Dr. Andrew Huberman is a neuroscientist and tenured professor in the Department of Neurobiology at Stanford University’s School of Medicine. He has made numerous important contributions to the fields of brain development, brain function, and neural plasticity. He is a McKnight Foundation and Pew Foundation fellow and recipient of the 2017 Cogan Award for his discoveries in the study of vision. Work from the Huberman Laboratory at Stanford Medicine has been consistently published in top journals including Nature, Science, and Cell.
According to Huberman, there is solid data from several studies on so-called gap effects.
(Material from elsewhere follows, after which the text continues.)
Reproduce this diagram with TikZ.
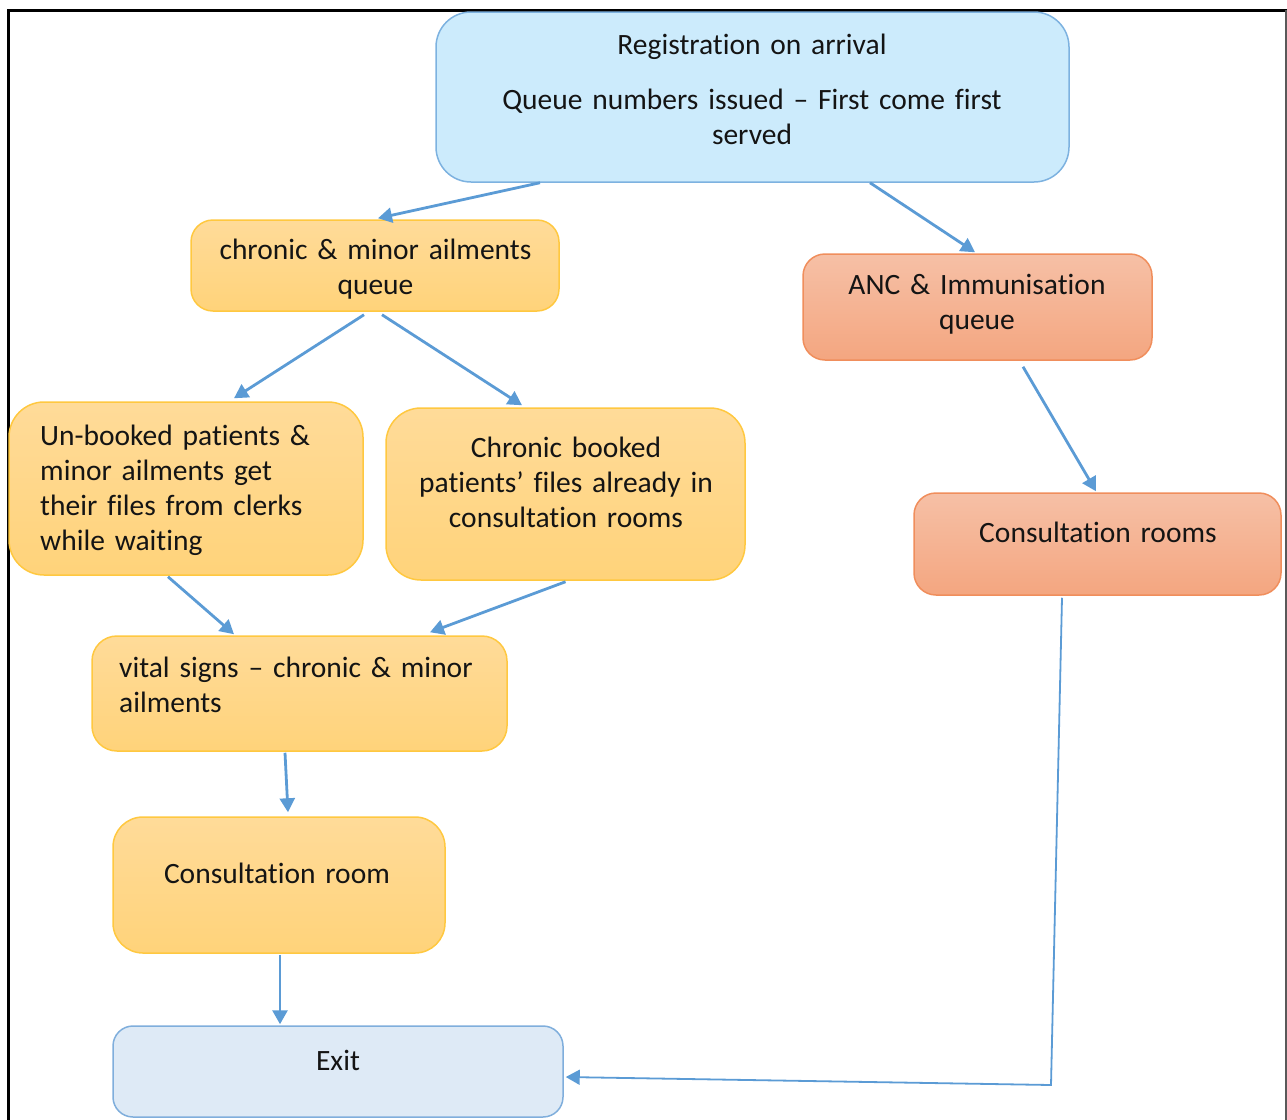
\documentclass[tikz,border=0pt]{standalone}
\usepackage{fontspec}
\setmainfont{Carlito}[Ligatures={NoCommon}]
\usetikzlibrary{arrows.meta,calc}
\definecolor{arrowblue}{RGB}{91,155,213}
\definecolor{regfill}{RGB}{204,235,252}
\definecolor{regdraw}{RGB}{125,178,224}
\definecolor{yeltop}{RGB}{255,219,153}
\definecolor{yelbot}{RGB}{255,211,122}
\definecolor{yeldraw}{RGB}{255,200,64}
\definecolor{orgtop}{RGB}{246,192,166}
\definecolor{orgbot}{RGB}{244,166,128}
\definecolor{orgdraw}{RGB}{240,142,92}
\definecolor{exitfill}{RGB}{222,234,246}
\definecolor{exitdraw}{RGB}{127,174,220}
\definecolor{txtcol}{RGB}{20,20,20}
\begin{document}
\begin{tikzpicture}[x=1pt,y=-1pt,
  box/.style={inner sep=0pt, line width=1.5pt},
  regbox/.style={box, draw=regdraw, fill=regfill},
  yelbox/.style={box, draw=yeldraw, top color=yeltop, bottom color=yelbot},
  orgbox/.style={box, draw=orgdraw, top color=orgtop, bottom color=orgbot},
  exitbox/.style={box, draw=exitdraw, fill=exitfill},
  ctxt/.style={inner sep=0pt, anchor=base, text width=640pt, align=center, text=txtcol,
     font=\fontsize{29.5}{35}\selectfont},
  ltxt/.style={inner sep=0pt, anchor=base west, text width=400pt, align=left, text=txtcol,
     font=\fontsize{29.5}{35}\selectfont},
  arr/.style={draw=arrowblue, line width=2.8pt, -{Triangle[length=14pt,width=15pt]}},
  thinarr/.style={draw=arrowblue, line width=1.8pt, line join=miter, -{Triangle[length=14pt,width=15pt]}}
]
\useasboundingbox (0,0) rectangle (1287,1119);
% frame
\draw[line width=3pt, black] (8,1121) -- (8,10) -- (1287,10);
\draw[line width=1.5pt, black!65] (1286,10) -- (1286,1121);

% boxes
\node[regbox, rounded corners=35pt, minimum width=633pt, minimum height=170pt] (reg) at (752.5,97) {};
\node[yelbox, rounded corners=22pt, minimum width=368pt, minimum height=91pt] (chq) at (375,265.5) {};
\node[orgbox, rounded corners=22pt, minimum width=349pt, minimum height=106pt] (anc) at (977.5,307) {};
\node[yelbox, rounded corners=35pt, minimum width=354pt, minimum height=173pt] (unb) at (186,488.5) {};
\node[yelbox, rounded corners=35pt, minimum width=359pt, minimum height=172pt] (cbk) at (565.5,494) {};
\node[orgbox, rounded corners=22pt, minimum width=367pt, minimum height=102pt] (crs) at (1097.5,544) {};
\node[yelbox, rounded corners=25pt, minimum width=415pt, minimum height=115pt] (vit) at (299.5,693.5) {};
\node[yelbox, rounded corners=30pt, minimum width=332pt, minimum height=136pt] (crm) at (279,885) {};
\node[exitbox, rounded corners=20pt, minimum width=450pt, minimum height=91pt] (ext) at (338,1071.5) {};

% texts
\node[ctxt] (regt) at (752,54) {Registration on arrival\\[20pt]Queue numbers issued – First come first\\served};
\node[ctxt] (chqt) at (375.5,259) {chronic \& minor ailments\\queue};
\node[ctxt] (anct) at (977,294) {ANC \& Immunisation\\queue};
\node[ltxt] (unbt) at (40,445) {Un-booked patients \&\\minor ailments get\\their files from clerks\\while waiting};
\node[ctxt] (cbkt) at (566,457) {Chronic booked\\patients’ files already in\\consultation rooms};
\node[ctxt] (crst) at (1098,542) {Consultation rooms};
\node[ltxt] (vitt) at (119,677) {vital signs – chronic \& minor\\ailments};
\node[ctxt] (crmt) at (277,883) {Consultation room};
\node[ctxt] (extt) at (338,1070) {Exit};

% connectors
\draw[arr] ([xshift=-212.5pt]reg.south) -- ([xshift=3pt,yshift=1pt]chq.north);
\draw[arr] ([xshift=117.5pt]reg.south) -- ([xshift=-2.5pt,yshift=1pt]anc.north);
\draw[arr] ([xshift=-11pt,yshift=-3pt]chq.south) -- ([xshift=48pt,yshift=3pt]unb.north);
\draw[arr] ([xshift=7pt,yshift=-3pt]chq.south) -- ([xshift=-43.5pt,yshift=2pt]cbk.north);
\draw[arr] ([xshift=45.5pt,yshift=-6pt]anc.south) -- ([xshift=-1.5pt,yshift=1pt]crs.north);
\draw[arr] ([xshift=-18pt,yshift=-1pt]unb.south) -- ([xshift=-65.5pt,yshift=1pt]vit.north);
\draw[arr] ([yshift=-1pt]cbk.south) -- ([xshift=130.5pt,yshift=3pt]vit.north);
\draw[arr] ([xshift=-14.5pt,yshift=-1pt]vit.south) -- ([xshift=9pt,yshift=4pt]crm.north);
\draw[arr] ([xshift=1pt,yshift=-1pt]crm.south) -- ([xshift=-58pt,yshift=1pt]ext.north);
\coordinate (bend) at (1051,1085);
\draw[thinarr] ([xshift=-35.5pt,yshift=-2pt]crs.south) -- (bend) -- ([xshift=2pt,yshift=-5.5pt]ext.east);
\end{tikzpicture}
\end{document}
Studies ranging from both physical skills and mental skills where people will for instance try to learn the scales on the piano, or a math problem, or a spatial problem, or physical skill. Then at random, every so often, a buzzer will go off and the person will just be told to do nothing. Sit there with eyes closed, or eyes open, and do nothing. Just stopping the learning process for about 10 seconds, and then return to what they are doing after these micro rests.
It turns out that during those micro rests the hippocampus (a brain area that is associated with learning and memory), and the neocortex (another brain area which is also associated with learning and memory), undergoes reply of the thing that the individual is trying to learn at 20 times the speed, also in reverse, just as in sleep. That can lead and has been shown to lead to accelerations in learning.